A senior executive for the Chinese battery supplier, Meng Xiangfeng, told an industry conference held in Shanghai on Saturday that CATL is developing a battery that doesn't require nickel or cobalt, Reuters reported.
The metals are typically used for the cathodes in batteries. Eliminating their use would not only reduce the price of batteries, it would also alleviate concerns over ethical sourcing of the metals.
Rival companies, including some automakers, are also developing batteries that avoid the use of expensive materials. In May, GM said it was developing batteries with reduced cobalt and also some zero-cobalt designs.

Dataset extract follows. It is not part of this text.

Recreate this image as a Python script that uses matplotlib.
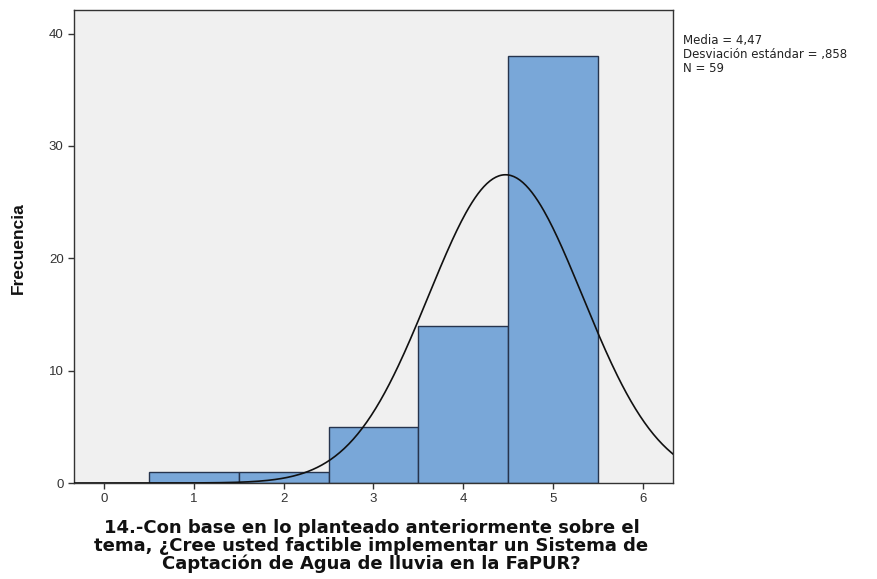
import numpy as np
import matplotlib
matplotlib.use("Agg")
import matplotlib.pyplot as plt
from matplotlib import font_manager

plt.rcParams['font.family'] = ['Liberation Sans', 'DejaVu Sans']

# Response values and their frequencies
values = [1, 2, 3, 4, 5]
counts = [1, 1, 5, 14, 38]
mean = 4.47
std = 0.858
n = 59
stats_lines = ["Media = 4,47", "Desviación estándar = ,858", "N = 59"]
xticks = [0, 1, 2, 3, 4, 5, 6]
yticks = [0, 10, 20, 30, 40]
xlabel = ("14.-Con base en lo planteado anteriormente sobre el\n"
          "tema, ¿Cree usted factible implementar un Sistema de\n"
          "Captación de Agua de lluvia en la FaPUR?")

names = {f.name for f in font_manager.fontManager.ttflist}
ylab_family = 'Liberation Sans Narrow' if 'Liberation Sans Narrow' in names else 'Liberation Sans'

fig = plt.figure(figsize=(8.77, 5.79), dpi=100)
ax = fig.add_axes([0.0844, 0.1658, 0.683, 0.817])
ax.set_facecolor('#F0F0F0')

ax.bar(values, counts, width=1.0, color='#79A7D8', edgecolor='#26344D',
       linewidth=1.0, zorder=2)

# Fitted normal curve, scaled to counts (bin width 1)
xlim = (-0.335, 6.336)
xs = np.linspace(xlim[0], xlim[1], 400)
ys = n * np.exp(-0.5 * ((xs - mean) / std) ** 2) / (std * np.sqrt(2 * np.pi))
ax.plot(xs, ys, color='#111111', linewidth=1.2, zorder=3)

ax.set_xlim(*xlim)
ax.set_ylim(0, 42.1)
ax.set_xticks(xticks)
ax.set_yticks(yticks)
ax.tick_params(axis='both', direction='out', length=4, width=1.0,
               labelsize=9.5, colors='#333333')
for s in ax.spines.values():
    s.set_color('#333333')
    s.set_linewidth(1.0)

fig.text(0.021, 0.572, "Frecuencia", rotation=90, ha='center', va='center',
         fontsize=12.5, fontweight='bold', family=ylab_family, color='#111111')

fig.text(0.4236, 0.103, xlabel, ha='center', va='top', fontsize=13,
         fontweight='bold', family='DejaVu Sans', linespacing=0.98,
         color='#111111')

fig.text(0.779, 0.942, "\n".join(stats_lines), fontsize=8.5, va='top',
         ha='left', linespacing=1.12, color='#222222', family='DejaVu Sans')

fig.savefig("out.png", dpi=100)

GM's new Ultium battery will likely be priced below the $100 per kilowatt-hour mark, due to its reduced reliance on cobalt. Driving the price down further means GM would be able to build EVs at the same price or lower as internal-combustion models, the automaker said.
CATL's battery developments extend further, though. For instance, the company is also looking to integrate batteries directly into a vehicle's frame.
CATL is a supplier for multiple automakers including BMW, Geely, Tesla, Toyota and Volkswagen. It produces all of its batteries in China at present, but it is constructing a plant in the German state of Thuringia. The German plant, which will be operational in 2022, will use 100% renewable energy.